# What do you associate with Liverpool, UK?



## Geborgenheit (Sep 9, 2005)

Melanie Chisholm or Melanie C or Sporty Spice  So, one Spice Girl 
P.S. I must admit, i didn't know , the Beatles are from Liverpool :lol: 
Anyway, i don't like the Beatles


----------



## _00_deathscar (Mar 16, 2005)

Liverpool FC
Beatles
You'll Never Walk Alone


----------



## Audiomuse (Dec 20, 2005)

THE BEATLES, NICE ARCHITECTURE, AND UNESCO WORLD HERITAGE SITES.


----------



## cementationfurnace (Feb 23, 2006)

I'll add a new one: striking dockworkers


----------



## grachtengordeldier (Mar 7, 2006)

The Beatles (love them forever!) and for the rest...a rundown city.


----------



## Rapid (May 31, 2004)

Great football team
West coast city


----------



## Jonesy55 (Jul 30, 2004)

cementationfurnace said:


> I'll add a new one: striking dockworkers


Are there any dockworkers these days? There can surely be no more than a couple of hundred remaining in an urban area of 1.5m.


----------



## Chilenofuturista (May 24, 2005)

Liverpool accent(scouse), scouse(the dish), The La's, Frankie Goes Hollywood, Gerry & the Pacemakers, The Lightning Seeds, Echo & The Bunnymen, The Farm, The Boo Radley's, The Icicle Works, China Crisis, Dead or Alive, A Flock Of Seagulls, OMD, The Teardrop Explodes, Liverpool F.C, Everton F.C, Merseyrail, the harbour, Tom Baker, Derek Acorah, Clive Barker, Charles Booth, Craig Charles, Elvis Costello, Ian Hart, Kenny Everett, Frank Hornby, Sonia Evans, Derek Hatton, William Gladstone etc...


...And yes, also The Beatles.


----------



## cementationfurnace (Feb 23, 2006)

Jonesy55 said:


> Are there any dockworkers these days? There can surely be no more than a couple of hundred remaining in an urban area of 1.5m.



There probably aren't very many left. It's not a major port anymore is it? And now that I think about it, that's a pretty random thing to associate a city with 

Edit: I believe the 'glory years' for striking Liverpudlian dockworkers were the 1970s.


----------



## Küsel (Sep 16, 2004)

The dockworkers had a lot of sympathy here in Switzerland during the strikes. I guess they lost and got extinct for I never heard of them anymore


----------



## ♣628.finst (Jul 29, 2005)

Liver and pool... Scouse speaking with Irish accent.


----------



## sprash (May 8, 2006)

The Beatles
Frankie goes to Hollywood
and possibly the most beautiful city in the UK


----------



## Liwwadden (Nov 12, 2005)

* You'll never walk alone

* Football 

* Funny accent


----------



## Llanfairpwllgwy-ngyllgogerychwy-rndrobwllllanty-si (Dec 16, 2005)

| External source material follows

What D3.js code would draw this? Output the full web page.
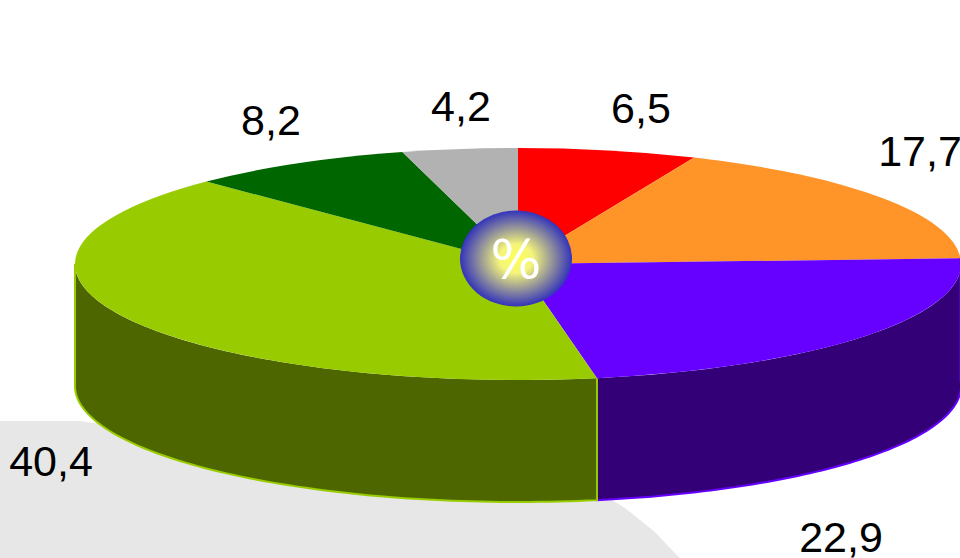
<!DOCTYPE html>
<html><head><meta charset="utf-8">
<script src="https://cdn.jsdelivr.net/npm/d3@7"></script>
<style>html,body{margin:0;padding:0;background:#fff}svg{display:block}</style>
</head><body><svg id="c" width="960" height="558"></svg>
<script>
const labels = ["6,5","17,7","22,9","40,4","8,2","4,2"];
const values = [6.5,17.7,22.9,40.4,8.2,4.2];
const topColors = ["#ff0000","#ff9429","#6600ff","#99cc00","#006600","#b2b2b2"];
const sideColors = ["#800000","#804a14","#330077","#4d6600","#003300","#595959"];
const edgeColors = ["#ff0000","#ff9429","#6600ff","#99cc00","#006600","#b2b2b2"];
const labelX = [641,920,841,51,271,461];
const labelY = [123,166,552,476,135,121];
const floorPts = [[0,421],[80,421],[600,500],[612,500],[625,508],[640,520],[655,532],[668,546],[680,558],[0,558]];

const W=960,H=558,cx=518,cy=264,rx=443,ry=116,depth=122;
const svg=d3.select("#c");
const defs=svg.append("defs");
const g=defs.append("radialGradient").attr("id","hub");
g.append("stop").attr("offset","0%").attr("stop-color","#ffff55");
g.append("stop").attr("offset","30%").attr("stop-color","#f4f47a");
g.append("stop").attr("offset","100%").attr("stop-color","#3333bb");

svg.append("polygon").attr("points",floorPts.map(p=>p.join(",")).join(" ")).attr("fill","#e7e7e7");

const arcs=d3.pie().sort(null)(values);
const px=a=>cx+rx*Math.sin(a), py=(a,d=0)=>cy-ry*Math.cos(a)+d;
const PI=Math.PI;
// Side walls: only the front half of the rim (90deg..270deg) is visible
arcs.forEach((s,i)=>{
  const a0=Math.max(s.startAngle,PI/2-0.06), a1=Math.min(s.endAngle,1.5*PI);
  if(a1<=a0) return;
  const p=d3.path();
  const N=80;
  const rim=d3.range(N+1).map(k=>a0+(a1-a0)*k/N);
  p.moveTo(px(a0),py(a0));
  rim.forEach(a=>p.lineTo(px(a),py(a)));
  rim.slice().reverse().forEach(a=>p.lineTo(px(a),py(a,depth)));
  p.closePath();
  svg.append("path").attr("d",p.toString()).attr("fill",sideColors[i]);
  const e=d3.path();
  e.moveTo(px(a0),py(a0));
  e.lineTo(px(a0),py(a0,depth));
  rim.forEach(a=>e.lineTo(px(a),py(a,depth)));
  e.lineTo(px(a1),py(a1));
  svg.append("path").attr("d",e.toString()).attr("fill","none").attr("stroke",edgeColors[i]).attr("stroke-width",2);
});

// Top face: a regular pie squashed into an ellipse
const arc=d3.arc().innerRadius(0).outerRadius(rx);
svg.append("g").attr("transform",`translate(${cx},${cy}) scale(1,${ry/rx})`)
  .selectAll("path").data(arcs).join("path")
  .attr("d",arc).attr("fill",(d,i)=>topColors[i]);

svg.append("ellipse").attr("cx",516).attr("cy",258.5).attr("rx",56).attr("ry",48).attr("fill","url(#hub)");
svg.append("text").attr("x",516).attr("y",278).attr("text-anchor","middle")
  .attr("font-family","'DejaVu Sans',sans-serif").attr("font-size",54)
  .attr("fill","#fff").text("%");

svg.append("g").selectAll("text").data(labels).join("text")
  .attr("x",(d,i)=>labelX[i]).attr("y",(d,i)=>labelY[i]).attr("text-anchor","middle")
  .attr("font-family","'Liberation Sans',Arial,sans-serif").attr("font-size",43).attr("fill","#000")
  .text(d=>d);
</script></body></html>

big white bodies full of tatoos drinking lots of beer


----------



## sjwmoore (Feb 17, 2005)

cementationfurnace said:


> There probably aren't very many left. It's not a major port anymore is it? And now that I think about it, that's a pretty random thing to associate a city with
> 
> Edit: I believe the 'glory years' for striking Liverpudlian dockworkers were the 1970s.


Liverpool now carries more tonnage than at any time in its history! Due to containerisation and automation the numbers involved are very few, about 400 i think

_Five years ago the Port of Liverpool was ranked fourth among UK container ports serving the busy North Atlantic route. Today, it handles more container trade with the United States of America and Canada than any other port in the land. Other developments in the global container market have opened up a whole range of new routes for shippers moving their goods through the Seaforth Terminal, adding further benefits to a facility already acknowledged as Britain's most efficient container gateway._

http://www.merseydocks.co.uk/


----------